EXERCISE PROMPT: Retype these lines and no others: the line holding "Clone this chart", the line holding "import * as", and all lines between them. Pictures stay out.

** Begin **

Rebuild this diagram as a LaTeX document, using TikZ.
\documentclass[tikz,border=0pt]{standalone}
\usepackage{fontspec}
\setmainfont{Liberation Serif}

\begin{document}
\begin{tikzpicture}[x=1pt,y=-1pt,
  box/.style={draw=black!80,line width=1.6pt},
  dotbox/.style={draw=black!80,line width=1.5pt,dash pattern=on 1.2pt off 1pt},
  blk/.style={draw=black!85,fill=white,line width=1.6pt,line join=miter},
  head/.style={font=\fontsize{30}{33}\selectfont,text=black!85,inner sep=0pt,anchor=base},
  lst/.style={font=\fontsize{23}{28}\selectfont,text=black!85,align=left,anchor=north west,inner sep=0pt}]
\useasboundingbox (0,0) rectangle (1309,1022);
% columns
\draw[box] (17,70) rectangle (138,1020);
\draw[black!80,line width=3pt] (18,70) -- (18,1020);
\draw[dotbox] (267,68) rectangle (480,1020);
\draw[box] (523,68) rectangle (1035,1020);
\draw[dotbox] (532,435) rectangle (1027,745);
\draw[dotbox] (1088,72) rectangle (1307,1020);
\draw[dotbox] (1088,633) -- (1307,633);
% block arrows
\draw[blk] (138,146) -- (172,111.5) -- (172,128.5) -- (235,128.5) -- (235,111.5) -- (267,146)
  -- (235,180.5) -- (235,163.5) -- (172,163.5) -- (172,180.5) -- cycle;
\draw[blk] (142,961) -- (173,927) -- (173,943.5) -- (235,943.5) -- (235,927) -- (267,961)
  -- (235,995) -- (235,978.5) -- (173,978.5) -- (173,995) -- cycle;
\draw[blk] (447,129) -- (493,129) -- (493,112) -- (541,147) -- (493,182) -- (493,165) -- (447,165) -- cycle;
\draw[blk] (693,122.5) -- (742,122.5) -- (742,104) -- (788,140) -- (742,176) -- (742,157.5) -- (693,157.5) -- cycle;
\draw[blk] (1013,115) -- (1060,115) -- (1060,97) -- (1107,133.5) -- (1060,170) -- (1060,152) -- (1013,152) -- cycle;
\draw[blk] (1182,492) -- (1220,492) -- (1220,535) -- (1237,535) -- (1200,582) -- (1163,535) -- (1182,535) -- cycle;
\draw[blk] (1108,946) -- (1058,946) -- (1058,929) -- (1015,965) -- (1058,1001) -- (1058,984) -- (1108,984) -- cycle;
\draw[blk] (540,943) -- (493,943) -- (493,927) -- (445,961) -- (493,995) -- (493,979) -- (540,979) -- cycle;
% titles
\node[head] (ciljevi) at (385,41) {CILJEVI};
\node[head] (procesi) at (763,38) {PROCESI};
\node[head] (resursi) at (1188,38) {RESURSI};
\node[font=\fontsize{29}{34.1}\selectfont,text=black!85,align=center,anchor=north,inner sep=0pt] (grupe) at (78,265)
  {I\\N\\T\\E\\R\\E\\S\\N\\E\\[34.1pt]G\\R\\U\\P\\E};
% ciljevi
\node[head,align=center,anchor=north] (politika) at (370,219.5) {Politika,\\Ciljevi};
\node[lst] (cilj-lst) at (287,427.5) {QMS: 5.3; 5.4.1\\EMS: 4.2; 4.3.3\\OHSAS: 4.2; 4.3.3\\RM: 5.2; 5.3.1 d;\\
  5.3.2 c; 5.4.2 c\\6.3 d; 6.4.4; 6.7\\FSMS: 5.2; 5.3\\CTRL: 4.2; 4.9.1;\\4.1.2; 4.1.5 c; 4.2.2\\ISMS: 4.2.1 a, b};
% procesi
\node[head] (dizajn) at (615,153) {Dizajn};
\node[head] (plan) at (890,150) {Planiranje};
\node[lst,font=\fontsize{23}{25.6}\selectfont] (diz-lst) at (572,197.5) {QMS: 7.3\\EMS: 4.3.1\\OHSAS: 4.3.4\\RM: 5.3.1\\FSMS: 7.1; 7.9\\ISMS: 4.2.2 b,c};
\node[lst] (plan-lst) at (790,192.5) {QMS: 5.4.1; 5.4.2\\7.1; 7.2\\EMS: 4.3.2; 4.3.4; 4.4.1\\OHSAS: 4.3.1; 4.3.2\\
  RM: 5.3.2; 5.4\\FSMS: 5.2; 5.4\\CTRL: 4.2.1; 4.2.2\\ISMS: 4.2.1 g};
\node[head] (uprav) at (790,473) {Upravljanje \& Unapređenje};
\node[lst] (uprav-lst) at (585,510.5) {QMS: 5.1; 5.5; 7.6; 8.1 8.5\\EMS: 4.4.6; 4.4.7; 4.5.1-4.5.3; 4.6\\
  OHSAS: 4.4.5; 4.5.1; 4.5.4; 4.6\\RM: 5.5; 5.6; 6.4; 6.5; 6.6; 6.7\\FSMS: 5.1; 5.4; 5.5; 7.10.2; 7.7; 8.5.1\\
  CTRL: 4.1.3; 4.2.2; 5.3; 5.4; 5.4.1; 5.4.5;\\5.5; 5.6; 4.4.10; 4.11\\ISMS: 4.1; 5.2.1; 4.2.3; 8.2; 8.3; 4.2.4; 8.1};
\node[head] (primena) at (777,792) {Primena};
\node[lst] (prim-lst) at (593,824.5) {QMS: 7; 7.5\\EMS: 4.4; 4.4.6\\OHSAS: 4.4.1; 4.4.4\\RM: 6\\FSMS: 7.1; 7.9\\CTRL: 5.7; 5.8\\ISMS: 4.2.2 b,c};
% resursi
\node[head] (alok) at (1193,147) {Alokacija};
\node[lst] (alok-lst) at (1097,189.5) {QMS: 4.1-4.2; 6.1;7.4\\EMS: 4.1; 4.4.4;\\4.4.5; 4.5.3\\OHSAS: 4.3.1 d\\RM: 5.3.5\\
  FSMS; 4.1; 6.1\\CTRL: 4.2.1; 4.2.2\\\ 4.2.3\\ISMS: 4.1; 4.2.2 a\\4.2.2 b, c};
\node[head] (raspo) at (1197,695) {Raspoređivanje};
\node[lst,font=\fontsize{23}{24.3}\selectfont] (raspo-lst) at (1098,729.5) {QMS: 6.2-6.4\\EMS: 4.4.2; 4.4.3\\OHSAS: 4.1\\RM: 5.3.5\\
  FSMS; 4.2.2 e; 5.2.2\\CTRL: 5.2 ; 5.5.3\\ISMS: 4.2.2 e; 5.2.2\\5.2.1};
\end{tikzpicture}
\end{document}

** End **
** Begin **

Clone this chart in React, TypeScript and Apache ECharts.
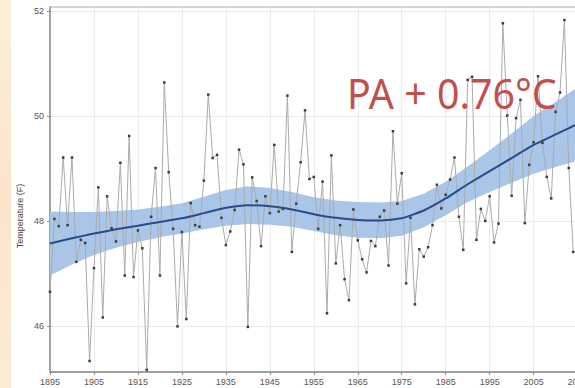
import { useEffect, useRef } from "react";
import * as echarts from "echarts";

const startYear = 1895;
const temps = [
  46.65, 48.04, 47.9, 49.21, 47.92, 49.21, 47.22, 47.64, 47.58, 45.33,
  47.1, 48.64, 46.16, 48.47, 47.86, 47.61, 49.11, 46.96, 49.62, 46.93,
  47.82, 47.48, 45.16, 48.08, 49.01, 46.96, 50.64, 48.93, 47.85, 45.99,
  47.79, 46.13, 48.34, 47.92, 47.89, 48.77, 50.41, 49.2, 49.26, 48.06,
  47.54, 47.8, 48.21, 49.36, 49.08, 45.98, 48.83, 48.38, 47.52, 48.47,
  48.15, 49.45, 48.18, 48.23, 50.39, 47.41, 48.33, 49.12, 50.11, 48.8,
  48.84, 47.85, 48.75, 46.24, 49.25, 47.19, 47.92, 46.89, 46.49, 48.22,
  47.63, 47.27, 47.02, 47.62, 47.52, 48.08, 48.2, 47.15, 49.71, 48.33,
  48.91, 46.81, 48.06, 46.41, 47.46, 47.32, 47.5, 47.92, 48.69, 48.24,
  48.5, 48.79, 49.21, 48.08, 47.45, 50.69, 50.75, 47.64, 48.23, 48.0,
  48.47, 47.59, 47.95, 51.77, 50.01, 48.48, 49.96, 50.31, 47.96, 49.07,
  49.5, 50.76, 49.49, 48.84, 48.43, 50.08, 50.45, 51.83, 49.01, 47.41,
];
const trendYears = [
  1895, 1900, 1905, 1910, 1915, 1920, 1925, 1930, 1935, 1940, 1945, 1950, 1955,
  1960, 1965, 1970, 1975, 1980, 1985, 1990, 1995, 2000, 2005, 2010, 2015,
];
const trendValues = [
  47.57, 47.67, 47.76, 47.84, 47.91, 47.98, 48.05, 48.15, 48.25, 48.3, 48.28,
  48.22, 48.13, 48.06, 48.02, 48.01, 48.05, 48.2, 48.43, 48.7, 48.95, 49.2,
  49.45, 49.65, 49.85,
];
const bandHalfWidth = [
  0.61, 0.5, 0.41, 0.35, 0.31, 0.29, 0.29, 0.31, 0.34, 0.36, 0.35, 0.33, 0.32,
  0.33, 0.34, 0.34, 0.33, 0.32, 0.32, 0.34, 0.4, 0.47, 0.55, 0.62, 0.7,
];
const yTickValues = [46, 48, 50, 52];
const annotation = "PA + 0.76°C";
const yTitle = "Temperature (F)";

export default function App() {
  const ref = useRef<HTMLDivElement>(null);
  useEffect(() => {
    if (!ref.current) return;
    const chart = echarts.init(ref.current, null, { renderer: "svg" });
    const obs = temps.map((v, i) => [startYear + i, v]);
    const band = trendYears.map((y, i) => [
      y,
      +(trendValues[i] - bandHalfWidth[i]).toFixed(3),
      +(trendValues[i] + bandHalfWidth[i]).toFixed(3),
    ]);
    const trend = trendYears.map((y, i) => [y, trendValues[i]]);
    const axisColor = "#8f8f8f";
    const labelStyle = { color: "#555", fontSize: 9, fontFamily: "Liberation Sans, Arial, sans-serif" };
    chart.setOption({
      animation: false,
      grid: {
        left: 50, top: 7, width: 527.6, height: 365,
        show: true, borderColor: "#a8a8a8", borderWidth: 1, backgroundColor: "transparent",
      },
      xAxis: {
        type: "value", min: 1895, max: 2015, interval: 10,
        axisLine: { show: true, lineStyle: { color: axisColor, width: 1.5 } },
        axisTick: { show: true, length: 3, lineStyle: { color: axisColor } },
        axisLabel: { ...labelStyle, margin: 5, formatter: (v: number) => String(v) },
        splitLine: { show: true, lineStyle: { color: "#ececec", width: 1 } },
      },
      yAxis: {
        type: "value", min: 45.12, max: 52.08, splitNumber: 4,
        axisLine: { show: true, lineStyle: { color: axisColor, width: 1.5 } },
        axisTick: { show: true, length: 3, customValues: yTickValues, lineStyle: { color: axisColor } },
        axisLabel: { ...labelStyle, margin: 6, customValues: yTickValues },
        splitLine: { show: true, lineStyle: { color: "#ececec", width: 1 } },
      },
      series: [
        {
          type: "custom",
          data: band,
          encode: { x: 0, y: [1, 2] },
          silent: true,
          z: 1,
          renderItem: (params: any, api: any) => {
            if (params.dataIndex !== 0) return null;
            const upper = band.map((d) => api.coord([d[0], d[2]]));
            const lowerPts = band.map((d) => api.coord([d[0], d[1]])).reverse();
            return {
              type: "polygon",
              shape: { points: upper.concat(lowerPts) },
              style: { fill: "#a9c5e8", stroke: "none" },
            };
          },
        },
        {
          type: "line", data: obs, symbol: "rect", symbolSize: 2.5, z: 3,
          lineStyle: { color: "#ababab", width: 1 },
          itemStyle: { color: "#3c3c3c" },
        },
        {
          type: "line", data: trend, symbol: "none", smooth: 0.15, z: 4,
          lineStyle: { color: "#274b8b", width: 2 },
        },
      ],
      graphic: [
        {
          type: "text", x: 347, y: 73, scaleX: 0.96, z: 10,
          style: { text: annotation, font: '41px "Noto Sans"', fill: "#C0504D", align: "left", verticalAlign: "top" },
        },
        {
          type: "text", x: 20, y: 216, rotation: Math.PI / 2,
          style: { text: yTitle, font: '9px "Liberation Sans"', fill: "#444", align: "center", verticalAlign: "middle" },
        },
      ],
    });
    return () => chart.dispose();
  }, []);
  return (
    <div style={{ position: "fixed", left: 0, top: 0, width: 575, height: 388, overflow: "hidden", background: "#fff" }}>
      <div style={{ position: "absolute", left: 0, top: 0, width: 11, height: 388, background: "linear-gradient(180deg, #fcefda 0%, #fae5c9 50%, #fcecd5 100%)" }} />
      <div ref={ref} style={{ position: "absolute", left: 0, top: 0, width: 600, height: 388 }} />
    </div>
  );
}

** End **

OUTPUT OF THE EXERCISE:
Clone this chart in React, TypeScript and Apache ECharts.
import { useEffect, useRef } from "react";
import * as echarts from "echarts";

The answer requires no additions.